Work to do - Only the lines from the one containing "Write the matplotlib code for this chart." through the one containing "from matplotlib.ticker import MultipleLocator" should be duplicated, exactly as they appear. Pictures are to be left out.
** Start of Material **
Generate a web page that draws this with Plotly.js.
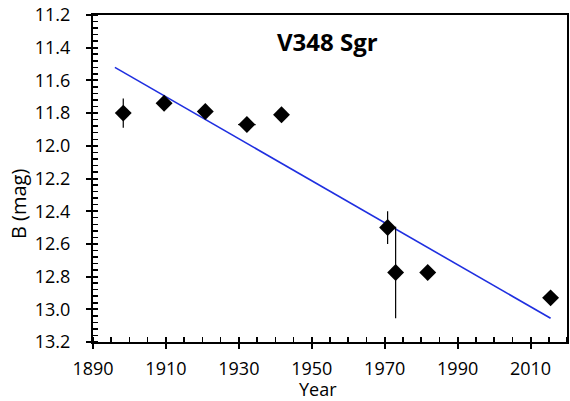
<!DOCTYPE html>
<html>
<head>
<meta charset="utf-8">
<script src="https://cdn.plot.ly/plotly-3.0.1.min.js"></script>
<style>html,body{margin:0;padding:0;background:#fff;}#chart{width:570px;height:401px;}</style>
</head>
<body>
<div id="chart"></div>
<script>
// Observations
const years = [1898.3, 1909.5, 1920.8, 1932.2, 1941.7, 1970.8, 1973.0, 1981.8, 2015.5];
const bmag = [11.80, 11.74, 11.79, 11.87, 11.81, 12.50, 12.775, 12.775, 12.93];
const magErr = [0.09, 0.01, 0.01, 0.0, 0.01, 0.10, 0.28, 0.0, 0.0];
const yearErr = [1.5, 2.0, 1.0, 2.4, 1.5, 0.0, 0.0, 0.0, 0.0];
// Linear trend
const trendYears = [1896, 2015.5];
const trendMag = [11.52, 13.055];
const xTicks = [1890, 1910, 1930, 1950, 1970, 1990, 2010];
const yTicks = [11.2, 11.4, 11.6, 11.8, 12.0, 12.2, 12.4, 12.6, 12.8, 13.0, 13.2];
const chartTitle = 'V348 Sgr';
const xTitle = 'Year';
const yTitle = 'B (mag)';

const font = "Open Sans, Lato, sans-serif";
const traces = [
  {x: trendYears, y: trendMag, mode: 'lines', line: {color: '#1f2fe0', width: 1.6}, hoverinfo: 'skip'},
  {x: years, y: bmag, mode: 'markers',
   marker: {symbol: 'diamond', size: 13, color: '#000'},
   error_y: {type: 'data', array: magErr, visible: true, color: '#000', thickness: 1.2, width: 0},
   error_x: {type: 'data', array: yearErr, visible: true, color: '#000', thickness: 1.2, width: 0}}
];
const layout = {
  width: 570, height: 401,
  margin: {l: 93, r: 3, t: 15, b: 59},
  paper_bgcolor: '#fff', plot_bgcolor: '#fff',
  showlegend: false,
  font: {family: font, color: '#000', size: 18},
  xaxis: {
    range: [1890, 2020], tickvals: xTicks, ticktext: xTicks.map(String),
    ticks: 'outside', ticklen: 5, tickwidth: 2, tickcolor: '#000',
    showline: true, linecolor: '#000', linewidth: 2, mirror: true,
    showgrid: false, zeroline: false, ticklabelstandoff: 4,
    minor: {dtick: 5, ticks: 'inside', ticklen: 5, tickwidth: 1.5, tickcolor: '#000', showgrid: false},
    tickfont: {family: font, size: 18}
  },
  yaxis: {
    range: [13.2, 11.2], tickvals: yTicks, ticktext: yTicks.map(v => v.toFixed(1)),
    ticks: 'outside', ticklen: 5, tickwidth: 2, tickcolor: '#000',
    showline: true, linecolor: '#000', linewidth: 2, mirror: true,
    showgrid: false, zeroline: false, ticklabelstandoff: 12,
    minor: {dtick: 0.04, ticks: 'inside', ticklen: 5, tickwidth: 1.5, tickcolor: '#000', showgrid: false},
    tickfont: {family: font, size: 18}
  },
  xaxis2: {overlaying: 'x', matches: 'x', range: [1890, 2020], tickvals: xTicks, ticks: 'inside', ticklen: 5, tickwidth: 2, tickcolor: '#000', showticklabels: false, showgrid: false, zeroline: false, showline: false, side: 'bottom'},
  yaxis2: {overlaying: 'y', matches: 'y', range: [13.2, 11.2], tickvals: yTicks, ticks: 'inside', ticklen: 5, tickwidth: 2, tickcolor: '#000', showticklabels: false, showgrid: false, zeroline: false, showline: false, side: 'left'},
  annotations: [
    {text: '<b>' + chartTitle + '</b>', xref: 'x', yref: 'y', x: 1954.2, y: 11.365,
     showarrow: false, font: {family: font, size: 24, color: '#000'}},
    {text: xTitle, xref: 'paper', yref: 'paper', x: 0.4747, y: -0.1437, xanchor: 'center', yanchor: 'middle',
     showarrow: false, font: {family: font, size: 18, color: '#000'}},
    {text: yTitle, xref: 'paper', yref: 'paper', x: -0.158, y: 0.422, xanchor: 'center', yanchor: 'middle',
     textangle: -90, showarrow: false, font: {family: font, size: 20, color: '#000'}}
  ]
};
traces.push({x: [1890], y: [13.2], xaxis: 'x2', yaxis: 'y2', mode: 'markers', marker: {opacity: 0}, hoverinfo: 'skip'});
Plotly.newPlot('chart', traces, layout, {displayModeBar: false, staticPlot: true});
</script>
</body>
</html>
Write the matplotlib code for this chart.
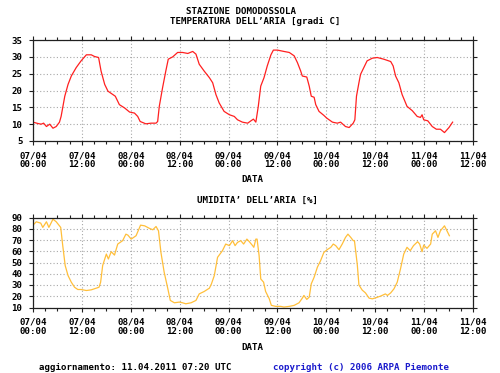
import numpy as np
import matplotlib
matplotlib.use("Agg")
import matplotlib.pyplot as plt
from matplotlib.ticker import MultipleLocator

# --------------------------------------------------
# Data (hours since 07/04 00:00)
# --------------------------------------------------
temp_hours = [0, 1.2, 2.0, 2.6, 3.3, 4.1, 4.9, 5.7, 6.5, 6.9, 7.8, 8.6, 9.4, 10.6,
              11.8, 13.1, 14.3, 15.1, 16.1, 16.7, 17.6, 18.4, 19.6, 20.2, 21.2,
              22.5, 23.7, 24.9, 25.7, 26.3, 27.7, 29.0, 30.2, 30.6, 31.0, 31.8,
              32.6, 33.2, 34.3, 35.5, 36.7, 38.0, 39.2, 40.0, 40.8, 42.0, 43.3,
              44.1, 44.9, 45.7, 46.9, 48.2, 49.4, 50.2, 51.4, 52.7, 53.5, 54.1,
              54.7, 55.3, 55.9, 56.7, 57.5, 58.4, 59.0, 60.0, 61.6, 62.9, 64.1,
              64.9, 65.7, 66.1, 67.2, 67.8, 68.3, 69.0, 69.4, 70.2, 71.4, 72.1,
              73.5, 74.7, 75.5, 76.7, 77.6, 78.6, 79.0, 79.4, 80.0, 80.4, 81.2,
              82.0, 83.3, 84.5, 86.1, 87.8, 88.4, 89.0, 89.8, 90.6, 91.8, 93.1,
              94.3, 95.1, 95.5, 95.9, 96.9, 98.0, 99.0, 100.0, 101.0, 102.1, 103.0]
temp_vals = [10.6, 10.2, 10.0, 10.3, 9.3, 10.0, 8.8, 9.3, 10.6, 12.3, 18.3, 21.8, 24.3, 26.8,
             28.8, 30.6, 30.6, 30.1, 29.8, 25.8, 21.8, 19.8, 18.8, 18.3, 15.8,
             14.8, 13.6, 13.3, 12.3, 10.8, 10.1, 10.3, 10.3, 10.8, 15.3, 20.8,
             25.8, 29.3, 30.0, 31.3, 31.3, 31.0, 31.6, 30.8, 27.8, 25.8, 23.8,
             22.3, 18.8, 16.3, 13.8, 12.8, 12.3, 11.3, 10.6, 10.3, 11.0, 11.5,
             10.6, 15.3, 21.3, 23.8, 27.3, 30.6, 32.0, 32.0, 31.6, 31.3, 30.3,
             28.3, 25.8, 24.3, 24.0, 21.3, 18.3, 18.0, 15.8, 13.8, 12.6, 11.8,
             10.6, 10.3, 10.6, 9.3, 9.0, 10.3, 11.3, 18.3, 22.3, 24.8, 26.8,
             28.8, 29.6, 29.8, 29.3, 28.6, 27.3, 24.3, 22.3, 18.8, 15.3, 14.0,
             12.3, 12.0, 12.8, 11.3, 11.0, 9.3, 8.5, 8.5, 7.5, 9.0, 10.6]

hum_hours = [0, 0.8, 1.9, 2.4, 3.3, 3.9, 4.9, 5.7, 6.8, 7.3, 7.9, 8.6, 9.4, 10.2,
             11.0, 11.8, 13.1, 14.3, 15.5, 16.2, 16.6, 17.1, 18.0, 18.5, 19.2,
             20.0, 20.8, 22.0, 22.8, 23.3, 24.1, 25.3, 26.4, 27.4, 28.6, 29.4,
             30.2, 30.8, 31.4, 32.2, 33.1, 33.7, 34.7, 35.9, 36.7, 37.5, 38.8,
             40.0, 40.8, 42.0, 43.3, 43.8, 44.5, 45.3, 46.5, 47.3, 48.2, 49.0,
             49.6, 50.2, 51.0, 51.7, 52.5, 53.1, 53.9, 54.2, 54.7, 55.0, 55.5,
             55.9, 56.6, 57.1, 58.0, 58.5, 59.6, 60.8, 61.6, 62.9, 64.1, 65.3,
             66.1, 66.5, 67.2, 67.8, 68.3, 69.0, 69.8, 70.6, 71.4, 72.2, 73.1,
             73.7, 74.3, 75.1, 75.9, 76.7, 77.3, 78.0, 78.6, 78.9, 79.6, 80.0,
             80.8, 81.6, 82.5, 83.3, 84.1, 85.3, 86.5, 87.0, 87.8, 88.6, 89.4,
             90.2, 91.0, 91.8, 92.6, 93.4, 94.4, 94.9, 95.5, 95.9, 96.7, 97.6,
             98.0, 98.8, 99.4, 100.0, 101.0, 101.6, 102.2]
hum_vals = [83.2, 86.2, 85.0, 81.2, 86.2, 81.2, 88.5, 86.2, 81.2, 65.0, 47.3, 38.4, 32.5, 28.0,
            26.0, 26.0, 25.1, 25.7, 27.2, 28.0, 32.5, 47.3, 57.5, 53.1, 59.6,
            56.6, 66.4, 69.4, 75.2, 74.3, 70.8, 73.8, 83.2, 82.6, 80.3, 79.1,
            82.0, 78.2, 59.0, 41.3, 26.6, 16.3, 14.2, 14.8, 14.2, 13.3, 14.2,
            16.3, 22.1, 24.2, 27.2, 31.0, 38.4, 54.6, 60.5, 66.4, 65.0, 69.4,
            65.0, 67.9, 69.4, 66.4, 70.8, 68.5, 65.0, 63.5, 70.8, 70.8, 56.1,
            35.4, 32.5, 24.2, 17.7, 11.9, 11.0, 11.0, 10.4, 11.0, 11.9, 14.2,
            18.3, 20.7, 17.2, 19.2, 31.0, 36.9, 45.8, 51.7, 59.0, 61.4, 63.5,
            66.4, 65.0, 61.4, 66.4, 72.3, 75.2, 72.3, 69.4, 69.4, 48.0, 30.0,
            25.5, 23.0, 18.3, 17.7, 18.6, 20.1, 22.1, 20.7, 23.0, 26.6, 32.5,
            44.3, 57.5, 63.5, 60.5, 65.0, 68.5, 66.4, 59.6, 65.5, 62.6, 66.4,
            75.2, 78.2, 72.3, 78.2, 82.6, 78.2, 73.8]

tick_hours = [0, 12, 24, 36, 48, 60, 72, 84, 96, 108]
tick_labels = ["07/04\n00:00", "07/04\n12:00", "08/04\n00:00", "08/04\n12:00",
               "09/04\n00:00", "09/04\n12:00", "10/04\n00:00", "10/04\n12:00",
               "11/04\n00:00", "11/04\n12:00"]

# --------------------------------------------------
# Style
# --------------------------------------------------
plt.rcParams["font.family"] = ["DejaVu Sans Mono"]
plt.rcParams["font.weight"] = "bold"
plt.rcParams["font.size"] = 6.6

W, H = 500, 373
fig = plt.figure(figsize=(5, 3.73), dpi=100)


def px_box(left, top, right, bottom):
    return [left / W, 1 - bottom / H, (right - left) / W, (bottom - top) / H]


def style_axes(ax):
    ax.set_xlim(0, 108)
    ax.set_xticks(tick_hours)
    ax.set_xticklabels(tick_labels, linespacing=1.0)
    ax.xaxis.set_minor_locator(MultipleLocator(3))
    ax.grid(True, which="major", color="#a8a8a8", linestyle=(0, (1, 2)), linewidth=0.8)
    ax.tick_params(which="both", direction="out", top=True, right=True,
                   labeltop=False, labelright=False, width=0.8, color="#202020")
    ax.tick_params(which="major", length=3, pad=4.5)
    ax.tick_params(which="minor", length=2)
    for s in ax.spines.values():
        s.set_linewidth(0.9)
        s.set_color("#202020")


# --------------------------------------------------
# Temperature
# --------------------------------------------------
ax1 = fig.add_axes(px_box(33, 40, 473, 141))
ax1.plot(temp_hours, temp_vals, color="#ff2020", linewidth=0.9)
ax1.set_ylim(5, 35)
ax1.set_yticks([5, 10, 15, 20, 25, 30, 35])
style_axes(ax1)

# --------------------------------------------------
# Humidity
# --------------------------------------------------
ax2 = fig.add_axes(px_box(33, 217.5, 473, 307.5))
ax2.plot(hum_hours, hum_vals, color="#ffbf3a", linewidth=0.9)
ax2.set_ylim(10, 90)
ax2.set_yticks([10, 20, 30, 40, 50, 60, 70, 80, 90])
style_axes(ax2)


def ftext(x, y, s, **kw):
    fig.text(x / W, 1 - y / H, s, va="center", ha="left", **kw)


ftext(186, 12, "STAZIONE DOMODOSSOLA")
ftext(170, 22, "TEMPERATURA DELL\u2019ARIA [gradi C]")
ftext(241, 180, "DATA")
ftext(197, 200, "UMIDITA\u2019 DELL\u2019ARIA [%]")
ftext(241, 347, "DATA")
ftext(39, 368, "aggiornamento: 11.04.2011 07:20 UTC")
ftext(273, 368, "copyright (c) 2006 ARPA Piemonte", color="#1a1acc")

plt.savefig("out.png", dpi=100)
plt.close()
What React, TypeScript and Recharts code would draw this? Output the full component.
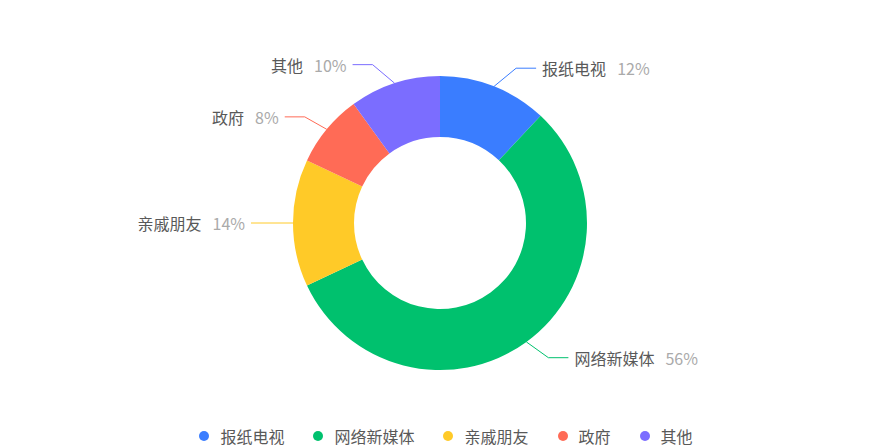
import { PieChart, Pie, Cell, Legend } from "recharts";

const names = ["报纸电视", "网络新媒体", "亲戚朋友", "政府", "其他"];
const values = [12, 56, 14, 8, 10];
const colors = ["#3a7dff", "#00c16e", "#ffca28", "#ff6b56", "#7b6dff"];

const data = names.map((name, i) => ({ name, value: values[i] }));

const FONT = "'Noto Sans CJK SC', 'Noto Sans', sans-serif";
const RAD = Math.PI / 180;

function renderLabel(props: any) {
  const { cx, cy, midAngle, outerRadius, index, name, value } = props;
  const c = Math.cos(-midAngle * RAD);
  const s = Math.sin(-midAngle * RAD);
  const sign = c >= -0.001 ? 1 : -1;
  const sx = cx + outerRadius * c;
  const sy = cy + outerRadius * s;
  const ex = sx + sign * 22;
  const ey = sy + s * 19.5;
  const tx = ex + sign * 20;
  const color = colors[index % colors.length];
  return (
    <g>
      <polyline points={`${sx},${sy} ${ex},${ey} ${tx},${ey}`} fill="none" stroke={color} strokeWidth={1} />
      <text
        x={tx + sign * 6}
        y={ey}
        textAnchor={sign > 0 ? "start" : "end"}
        dominantBaseline="central"
        fontFamily={FONT}
        fontSize={16}
      >
        <tspan fill="#595959">{name}</tspan>
        <tspan fill="#aaaaaa" dx={11}>{`${value}%`}</tspan>
      </text>
    </g>
  );
}

function LegendContent() {
  return (
    <div style={{ display: "flex", justifyContent: "center", alignItems: "center", height: 20, fontFamily: FONT, fontSize: 16, color: "#595959", paddingLeft: 12 }}>
      {names.map((n, i) => (
        <div key={n} style={{ display: "flex", alignItems: "center", marginRight: i < names.length - 1 ? 29 : 0 }}>
          <span style={{ width: 10, height: 10, borderRadius: 5, background: colors[i], marginRight: 11, display: "inline-block" }} />
          <span style={{ display: "inline-block", lineHeight: "16px", height: 16 }}>{n}</span>
        </div>
      ))}
    </div>
  );
}

export default function App() {
  return (
    <div style={{ position: "absolute", left: 0, top: 0, width: 880, height: 448, background: "#fff" }}>
      <PieChart width={880} height={448} margin={{ top: 0, right: 0, bottom: 0, left: 0 }}>
        <Pie
          data={data}
          dataKey="value"
          nameKey="name"
          cx={440}
          cy={223}
          innerRadius={86}
          outerRadius={147}
          startAngle={90}
          endAngle={-270}
          stroke="none"
          label={renderLabel}
          labelLine={false}
          isAnimationActive={false}
        >
          {data.map((d, i) => (
            <Cell key={d.name} fill={colors[i]} />
          ))}
        </Pie>
        <Legend verticalAlign="bottom" content={<LegendContent />} wrapperStyle={{ bottom: 2, left: 0, width: 880, height: 20 }} />
      </PieChart>
    </div>
  );
}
** End of Material **
Problem solution -
Write the matplotlib code for this chart.
import numpy as np
import matplotlib
matplotlib.use("Agg")
import matplotlib.pyplot as plt
from matplotlib.ticker import MultipleLocator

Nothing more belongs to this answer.